On average, 25-33% of the change in tuition at public four-year colleges is still left unexplained even when assuming there is a $1 for $1 effect. The conventional wisdom does particularly poorly when state funding increases substantially (implying tuition should fall). For example, 99% of the change in tuition at public four-year colleges in 2006 is unexplained even after accounting for changes in state funding, faculty compensation and institutional aid.
For more details, see the full paper here.
At my alma mater, a private college, the changes in faculty compensation greatly lag tuition increase. So while tuition is among the highest among its peers, faculty compensation is among the lowest.
However, the number of administrators per student is among the highest, and the school pays its union employees nearly double the living wage for the area, and more than its peer institutions.
But in the end, when I was conversing with an alumni donation person on the rising spending, she came out and said that the school spends more on various things like administrative services and new fancy buildings because “students expect it” in competition with other school.
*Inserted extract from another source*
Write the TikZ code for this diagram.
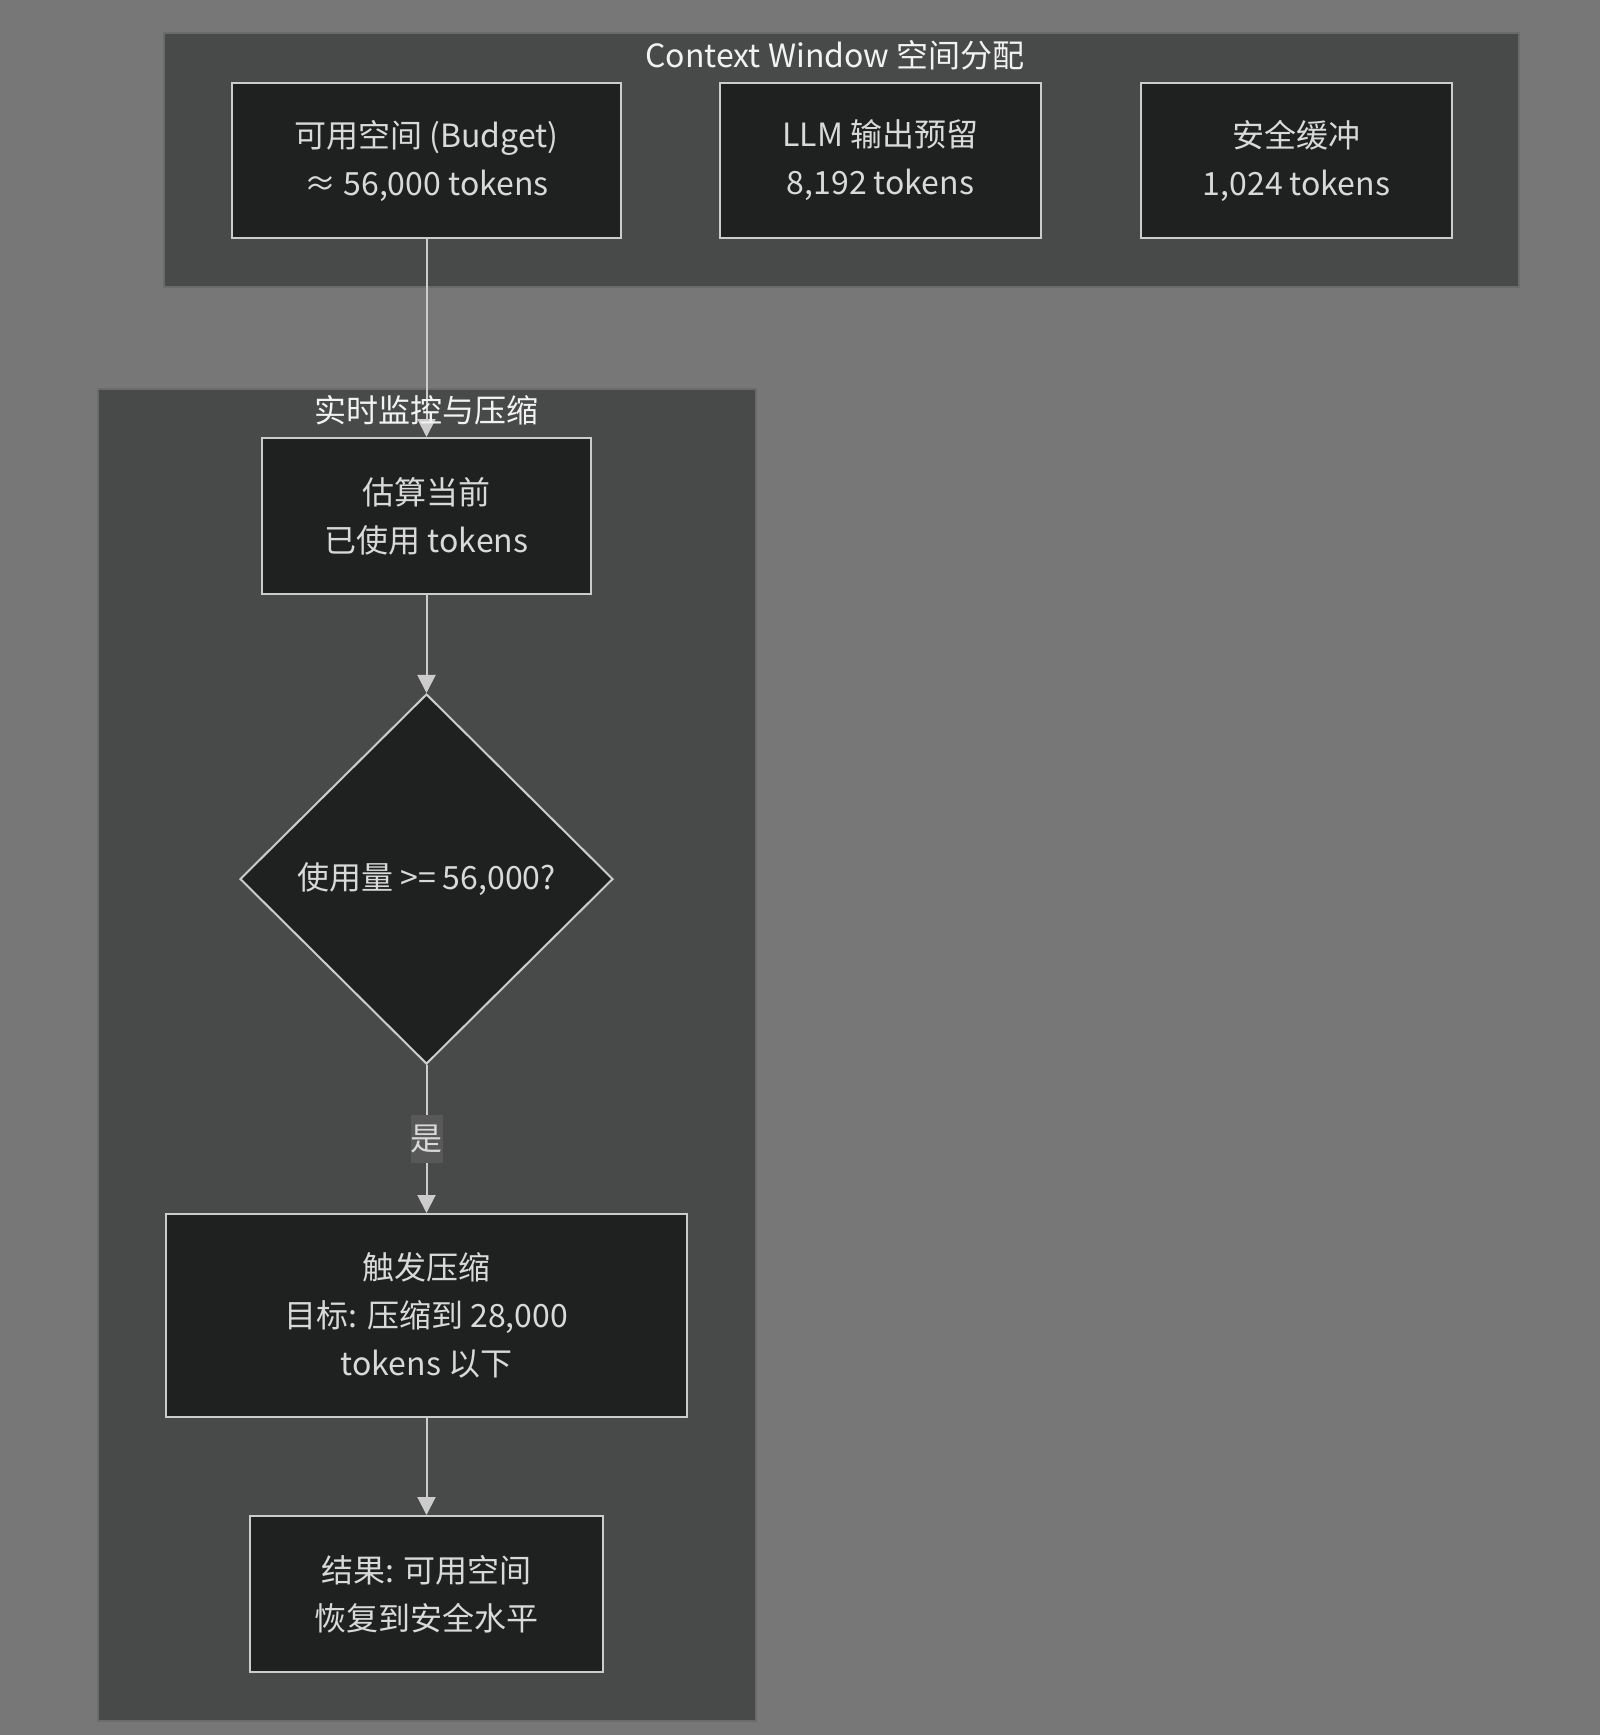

This blog article does not, as far as I can tell, specify whether the dollars are inflation-adjusted (and if so, by what kind of factor) or current dollars. Without this information it’s utterly impossible to make any sense of the claims made. The “unexplained tuition increases” might simply be eaten up by inflation. But there is no way to tell.
If these are inflation-adjusted dollar figures, there’s still a lot to be very dubious about here. But again, there is no way to tell.
I think the explanation is a lot simpler: Colleges keep raising tuitions because they can. Cheap government loans have goosed demand, supply remains constant, and so the market clearing price moves up. Colleges then find all sorts of good ways to spend the extra revenues, thus increasing their “costs.” Supply/demand curves to the rescue!